Pure Storage FlashArray
| Model | Architecture | Max capacity | IOPS / Latency | Protocols | Use case |
|---|---|---|---|---|---|
| FlashArray//X (X20–X90 R5) | Active-active, NVMe DirectFlash | 1.2 PB raw / 4.4 PBe | 250 µs, 5:1 DRR | FC, NVMe/FC, NVMe/RoCE, NVMe/TCP, iSCSI, NFS, SMB | Mission-critical DB, VMware, enterprise |
| FlashArray//C (C50–C90 R5) | Active-active, QLC DirectFlash | 4.2 PB raw / 16.3 PBe | 5:1 DRR | FC, NVMe-oF, iSCSI, NFS, SMB | Capacity-optimized, backup, file |
| FlashArray//XL (XL190) | Active-active, 40 DirectFlash modules | 1.9 PB raw / 9.4 PBe | >4M IOPS, <100 µs, 45 GB/s | FC 64Gb, 100GbE RoCE, NVMe/FC, NVMe/TCP, NFS, SMB | Largest DB consolidation, OLTP |
Key features: DirectFlash (no FTL layer), 99.9999% availability, Evergreen (never forklift upgrade), Purity OS unified across entire portfolio, ActiveCluster/ActiveDR, Pure1 AIOps.
Lenovo ThinkSystem
| Model | Architecture | Max capacity | IOPS / Latency | Protocols | Use case |
|---|---|---|---|---|---|
| DM Series (DM3200F/5200F/7200F) | Active-active, all-NVMe, NetApp ONTAP | 1.8 PB raw / 6.8 PBe | Up to 120 NVMe SSD | FC 64Gb, iSCSI, NVMe/FC, NFS, SMB, S3 | Unified block/file, AI/ML, VMware |
| DG Series (DG5200/7200) | Active-active, all-QLC, ONTAP | 7.4 PB raw / 27 PBe | QLC economics | FC, NVMe/FC, NVMe/TCP, iSCSI, NFS, SMB, S3 | Capacity-optimized, backup, archive |
| DE Series (DE4000F–DE6600F) | Active-active, SAS/NVMe hybrid | 1.84 PB raw | 2M IOPS, <100 µs, 44 GB/s | FC 32Gb, iSCSI 25Gb, NVMe/FC, SAS, NVMe/RoCE | HPC, analytics, video surveillance |
Key features: DM/DG use ONTAP (SnapMirror, SnapVault, FabricPool, RAID-DP/RAID-TEC); cluster scale-out up to 12 HA pairs; DE series best price/performance in portfolio.
Synology
| Model | Architecture | Max capacity | Protocols | Use case |
|---|---|---|---|---|
| UC3200/UC3400 | Active-active dual-controller, SAS backend | 576 TB raw | iSCSI, FC 16Gb, 10/25GbE | SMB/midmarket SAN, VMware, HA |
| DS/RS Series (RS3626xs+, RS6426xs+) | Single-controller / HA pair, Btrfs | 864 TB raw, 1 PB volume | SMB, NFS, iSCSI, FC (HBA) | SME all-in-one NAS/SAN, backup, surveillance |
Key features: DSM UC for SAN, Synology HA, Snapshot Replication (16K snapshots), VMware VAAI/ODX/ALUA, Surveillance Station, low TCO.

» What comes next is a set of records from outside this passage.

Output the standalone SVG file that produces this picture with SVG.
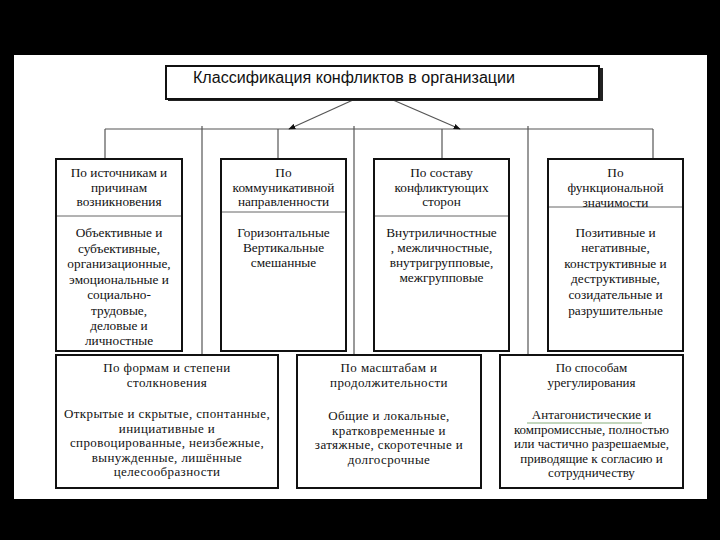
<svg xmlns="http://www.w3.org/2000/svg" width="720" height="540" viewBox="0 0 720 540">
<defs>
<marker id="arr" viewBox="0 0 10 10" refX="9" refY="5" markerWidth="7" markerHeight="7" orient="auto" markerUnits="userSpaceOnUse">
<path d="M0,1 L10,5 L0,9 z" fill="#111"/>
</marker>
</defs>
<style>
.box{fill:#fff;stroke:#111;stroke-width:2}
.sep{stroke:#666;stroke-width:1}
.con{stroke:#555;stroke-width:1.2;fill:none}
.t{font-family:"Liberation Serif","Times New Roman",serif;font-size:13.3px;fill:#111;text-anchor:middle}
.b{font-size:13px}
.ls{letter-spacing:0.4px}
.title{font-family:"Liberation Sans",Arial,sans-serif;font-size:16px;fill:#111}
</style>
<rect x="0" y="0" width="720" height="540" fill="#000"/>
<rect x="14" y="55" width="693" height="444" fill="#fff"/>

<g id="connectors">
<line class="con" x1="105" y1="129" x2="653" y2="129"/>
<line class="con" x1="105" y1="129" x2="105" y2="159"/>
<line class="con" x1="278" y1="129" x2="278" y2="159"/>
<line class="con" x1="442" y1="129" x2="442" y2="159"/>
<line class="con" x1="653" y1="129" x2="653" y2="159"/>
<line class="con" x1="202" y1="126" x2="202" y2="355"/>
<line class="con" x1="354" y1="126" x2="354" y2="355"/>
<line class="con" x1="528" y1="126" x2="528" y2="355"/>
<line class="con" x1="353" y1="100" x2="289" y2="129" marker-end="url(#arr)" stroke="#222"/>
<line class="con" x1="393" y1="100" x2="460" y2="129" marker-end="url(#arr)" stroke="#222"/>
</g>

<g id="title">
<rect x="168" y="68" width="435" height="33" fill="#222"/>
<rect class="box" x="166" y="66" width="433" height="33"/>
<text class="title" x="193" y="83" textLength="322" lengthAdjust="spacingAndGlyphs">Классификация конфликтов в организации</text>
</g>

<g id="box1">
<rect class="box" x="56" y="159" width="126" height="192"/>
<line class="sep" x1="57" y1="216" x2="181" y2="216"/>
<text class="t" x="119" y="177">По источникам и</text>
<text class="t" x="119" y="192">причинам</text>
<text class="t" x="119" y="206">возникновения</text>
<text class="t" x="119" y="237">Объективные и</text>
<text class="t" x="119" y="253">субъективные,</text>
<text class="t" x="119" y="268">организационные,</text>
<text class="t" x="119" y="284">эмоциональные и</text>
<text class="t" x="119" y="299">социально-</text>
<text class="t" x="119" y="315">трудовые,</text>
<text class="t" x="119" y="330">деловые и</text>
<text class="t" x="119" y="345">личностные</text>
</g>

<g id="box2">
<rect class="box" x="221" y="159" width="125" height="192"/>
<line class="sep" x1="222" y1="212" x2="345" y2="212"/>
<text class="t" x="283.5" y="177">По</text>
<text class="t" x="283.5" y="192">коммуникативной</text>
<text class="t" x="283.5" y="206">направленности</text>
<text class="t" x="283.5" y="237">Горизонтальные</text>
<text class="t" x="283.5" y="252">Вертикальные</text>
<text class="t" x="283.5" y="267">смешанные</text>
</g>

<g id="box3">
<rect class="box" x="374" y="159" width="135" height="192"/>
<line class="sep" x1="375" y1="216" x2="508" y2="216"/>
<text class="t" x="441.5" y="177">По составу</text>
<text class="t" x="441.5" y="192">конфликтующих</text>
<text class="t" x="441.5" y="206">сторон</text>
<text class="t" x="441.5" y="237">Внутриличностные</text>
<text class="t" x="441.5" y="252">, межличностные,</text>
<text class="t" x="441.5" y="267">внутригрупповые,</text>
<text class="t" x="441.5" y="282">межгрупповые</text>
</g>

<g id="box4">
<rect class="box" x="548" y="159" width="135" height="192"/>
<line class="sep" x1="549" y1="207" x2="682" y2="207"/>
<text class="t" x="615.5" y="177">По</text>
<text class="t" x="615.5" y="192">функциональной</text>
<text class="t" x="615.5" y="207">значимости</text>
<text class="t" x="615.5" y="237">Позитивные и</text>
<text class="t" x="615.5" y="252">негативные,</text>
<text class="t" x="615.5" y="268">конструктивные и</text>
<text class="t" x="615.5" y="283">деструктивные,</text>
<text class="t" x="615.5" y="299">созидательные и</text>
<text class="t" x="615.5" y="315">разрушительные</text>
</g>

<g id="box5">
<rect class="box" x="56" y="355" width="222" height="133"/>
<text class="t b ls" x="167" y="372">По формам и степени</text>
<text class="t b ls" x="167" y="387">столкновения</text>
<text class="t b ls" x="167" y="418">Открытые и скрытые, спонтанные,</text>
<text class="t b ls" x="167" y="432.5">инициативные и</text>
<text class="t b ls" x="167" y="447">спровоцированные, неизбежные,</text>
<text class="t b ls" x="167" y="461.5">вынужденные, лишённые</text>
<text class="t b ls" x="167" y="476">целесообразности</text>
</g>

<g id="box6">
<rect class="box" x="297" y="355" width="184" height="133"/>
<text class="t b ls" x="389" y="372">По масштабам и</text>
<text class="t b ls" x="389" y="387">продолжительности</text>
<text class="t b ls" x="389" y="420">Общие и локальные,</text>
<text class="t b ls" x="389" y="434.5">кратковременные и</text>
<text class="t b ls" x="389" y="449">затяжные, скоротечные и</text>
<text class="t b ls" x="389" y="463.5">долгосрочные</text>
</g>

<g id="box7">
<rect class="box" x="500" y="355" width="183" height="133"/>
<text class="t b" x="591.5" y="372">По способам</text>
<text class="t b" x="591.5" y="387">урегулирования</text>
<line x1="527" y1="423" x2="642" y2="423" stroke="#6a9a5a" stroke-width="0.8"/>
<text class="t b" x="591.5" y="419">Антагонистические и</text>
<text class="t b" x="591.5" y="433.5">компромиссные, полностью</text>
<text class="t b" x="591.5" y="448">или частично разрешаемые,</text>
<text class="t b" x="591.5" y="462.5">приводящие к согласию и</text>
<text class="t b" x="591.5" y="477">сотрудничеству</text>
</g>
</svg>
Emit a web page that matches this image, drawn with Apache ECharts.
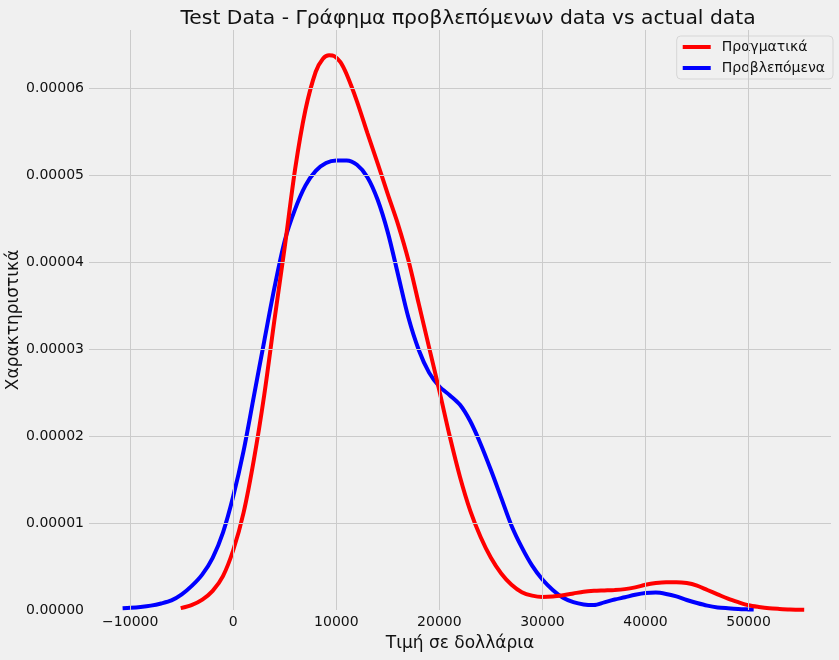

Vendor comparison — overview
| Vendor | Flagship | Max IOPS | Max capacity | Latency | Availability guarantee | Main differentiator |
|---|---|---|---|---|---|---|
| Hitachi | VSP 5600 | 33M | 287 PBe | 39 µs | 8 nines (HW) | Mainframe + open; 65-node cluster |
| Huawei | Dorado 18000 V7 | >100M | 500 PB+ | 0.03 ms | 99.99999% | SmartMatrix; #1 SPC-1 |
| Dell | PowerMax 8500 | — | 18 PBe | — | 6 nines | SRDF/Metro; mainframe |
| HPE | Alletra 9000/MP | ~3M | 11.8 PBe | <150 µs | 100% data guarantee | InfoSight AIOps; GreenLake |
| Infinidat | InfiniBox SSA G4 | 2.24M | 32.8 PBe | 35 µs | 100% availability | 3-way active; Neural Cache |
| Pure | FlashArray//XL | >4M | 16.3 PBe | <100 µs | 99.9999% | DirectFlash; Evergreen |
| Lenovo | DM7200F | — | 27 PBe | — | — | ONTAP ecosystem; broad portfolio |
| Synology | UC3400 | 690K | 576 TB | — | — | Lowest price for active-active SAN |
Storage selection by use case
| Use case | Recommendation | Rationale |
|---|---|---|
| Mainframe + open hybrid | Hitachi VSP / Dell PowerMax | Only ones with FICON + FC simultaneously |
| AI/ML training | Huawei Dorado V7 / Pure //XL | Highest IOPS, lowest latency |
| Enterprise DB (Oracle, SQL Server) | Infinidat / Pure //X | Low latency, consistent performance |
| Virtualization (VMware, Hyper-V) | Dell PowerStore / HPE Alletra 6000 | VAAI, vVols, InfoSight |
| SMB / SME | Synology / Lenovo DE | Low TCO, simple management |
| Object storage / backup | Pure //C / Lenovo DG / Infinidat Hybrid | QLC economics, high capacity |
| Multi-protocol consolidation | HPE Alletra MP / Huawei Dorado | Block + file + object in one platform |
Decision diagram — storage platform selection
flowchart TD
Start(["Storage requirement"]) --> PROTO{"Access type"}
PROTO -->|"Block (SAN)"| BLOCK
PROTO -->|"File (NAS)"| FILE
PROTO -->|"Object"| OBJECT
BLOCK --> BPERF{"Performance tier"}
BPERF -->|"Tier 0/1<br/>< 100 µs, > 1M IOPS"| BT1["Infinidat / Pure //XL<br/>Huawei Dorado V7<br/>FC-NVMe, NVMe-oF"]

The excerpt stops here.